▶ [What to produce]
Take the lines from the beginning of the material through the line containing "plt.rcParams['font.family'] = ['Liberation" and retype them exactly, leaving the pictures out.
## Begin
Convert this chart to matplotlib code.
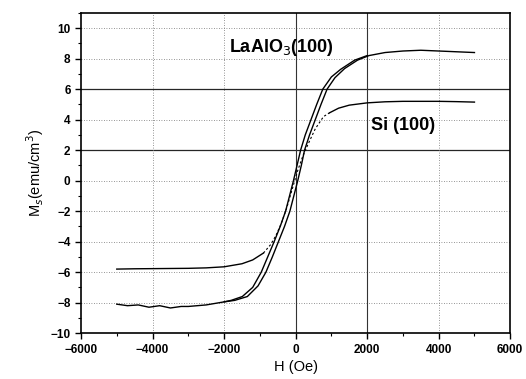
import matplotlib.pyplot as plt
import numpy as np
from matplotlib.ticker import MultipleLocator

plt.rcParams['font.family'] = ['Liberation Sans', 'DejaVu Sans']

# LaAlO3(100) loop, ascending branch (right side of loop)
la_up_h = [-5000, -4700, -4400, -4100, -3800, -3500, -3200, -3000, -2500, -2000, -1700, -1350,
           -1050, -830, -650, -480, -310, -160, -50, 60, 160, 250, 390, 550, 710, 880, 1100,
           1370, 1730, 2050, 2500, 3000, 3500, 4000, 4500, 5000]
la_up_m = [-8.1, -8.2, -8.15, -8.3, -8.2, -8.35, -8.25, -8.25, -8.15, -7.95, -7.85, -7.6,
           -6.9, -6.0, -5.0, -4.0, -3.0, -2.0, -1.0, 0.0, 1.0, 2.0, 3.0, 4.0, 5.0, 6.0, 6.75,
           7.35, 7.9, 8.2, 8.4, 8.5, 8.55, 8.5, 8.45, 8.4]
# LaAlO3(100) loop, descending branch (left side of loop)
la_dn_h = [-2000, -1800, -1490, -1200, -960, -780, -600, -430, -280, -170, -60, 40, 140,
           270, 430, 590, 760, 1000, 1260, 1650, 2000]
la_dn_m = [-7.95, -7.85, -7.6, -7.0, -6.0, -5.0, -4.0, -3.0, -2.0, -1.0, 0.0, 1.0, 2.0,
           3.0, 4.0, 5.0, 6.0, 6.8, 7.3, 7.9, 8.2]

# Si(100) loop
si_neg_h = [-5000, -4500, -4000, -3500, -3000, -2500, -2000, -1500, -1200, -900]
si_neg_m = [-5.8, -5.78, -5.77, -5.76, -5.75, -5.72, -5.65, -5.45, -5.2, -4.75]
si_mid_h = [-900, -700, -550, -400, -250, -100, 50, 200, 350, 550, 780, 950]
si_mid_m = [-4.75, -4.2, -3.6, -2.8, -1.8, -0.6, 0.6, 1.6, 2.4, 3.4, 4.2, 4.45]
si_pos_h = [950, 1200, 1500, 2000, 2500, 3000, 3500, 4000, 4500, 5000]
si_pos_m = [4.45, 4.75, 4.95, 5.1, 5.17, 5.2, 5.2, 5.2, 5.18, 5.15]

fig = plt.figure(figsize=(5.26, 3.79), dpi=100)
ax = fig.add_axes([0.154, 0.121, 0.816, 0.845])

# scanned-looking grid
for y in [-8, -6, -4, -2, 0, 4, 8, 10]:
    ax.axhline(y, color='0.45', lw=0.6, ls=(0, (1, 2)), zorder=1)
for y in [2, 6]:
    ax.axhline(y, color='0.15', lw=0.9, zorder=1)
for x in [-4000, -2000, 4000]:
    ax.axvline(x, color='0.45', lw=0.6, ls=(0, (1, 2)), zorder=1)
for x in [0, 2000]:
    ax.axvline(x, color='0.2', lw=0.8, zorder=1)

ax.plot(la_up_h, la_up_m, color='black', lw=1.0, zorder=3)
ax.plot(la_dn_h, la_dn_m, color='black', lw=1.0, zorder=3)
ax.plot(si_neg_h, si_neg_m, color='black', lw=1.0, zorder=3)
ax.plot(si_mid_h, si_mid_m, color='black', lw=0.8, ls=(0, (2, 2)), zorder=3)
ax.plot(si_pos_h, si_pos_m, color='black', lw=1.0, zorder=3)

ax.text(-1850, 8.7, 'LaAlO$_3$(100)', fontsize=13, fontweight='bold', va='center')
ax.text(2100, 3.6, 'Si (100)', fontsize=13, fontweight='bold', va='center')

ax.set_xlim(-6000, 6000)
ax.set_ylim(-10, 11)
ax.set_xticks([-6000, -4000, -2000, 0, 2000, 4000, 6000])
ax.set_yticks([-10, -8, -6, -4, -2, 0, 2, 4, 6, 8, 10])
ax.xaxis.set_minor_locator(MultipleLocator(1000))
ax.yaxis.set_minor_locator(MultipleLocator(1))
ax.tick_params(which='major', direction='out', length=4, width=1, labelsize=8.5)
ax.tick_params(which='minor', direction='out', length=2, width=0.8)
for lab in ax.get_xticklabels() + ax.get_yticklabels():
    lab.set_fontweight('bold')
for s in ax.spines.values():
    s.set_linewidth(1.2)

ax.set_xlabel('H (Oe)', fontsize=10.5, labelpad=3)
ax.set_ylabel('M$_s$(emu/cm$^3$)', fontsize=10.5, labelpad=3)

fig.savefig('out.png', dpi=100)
## End
▶ [Output of the exercise]
Convert this chart to matplotlib code.
import matplotlib.pyplot as plt
import numpy as np
from matplotlib.ticker import MultipleLocator

plt.rcParams['font.family'] = ['Liberation Sans', 'DejaVu Sans']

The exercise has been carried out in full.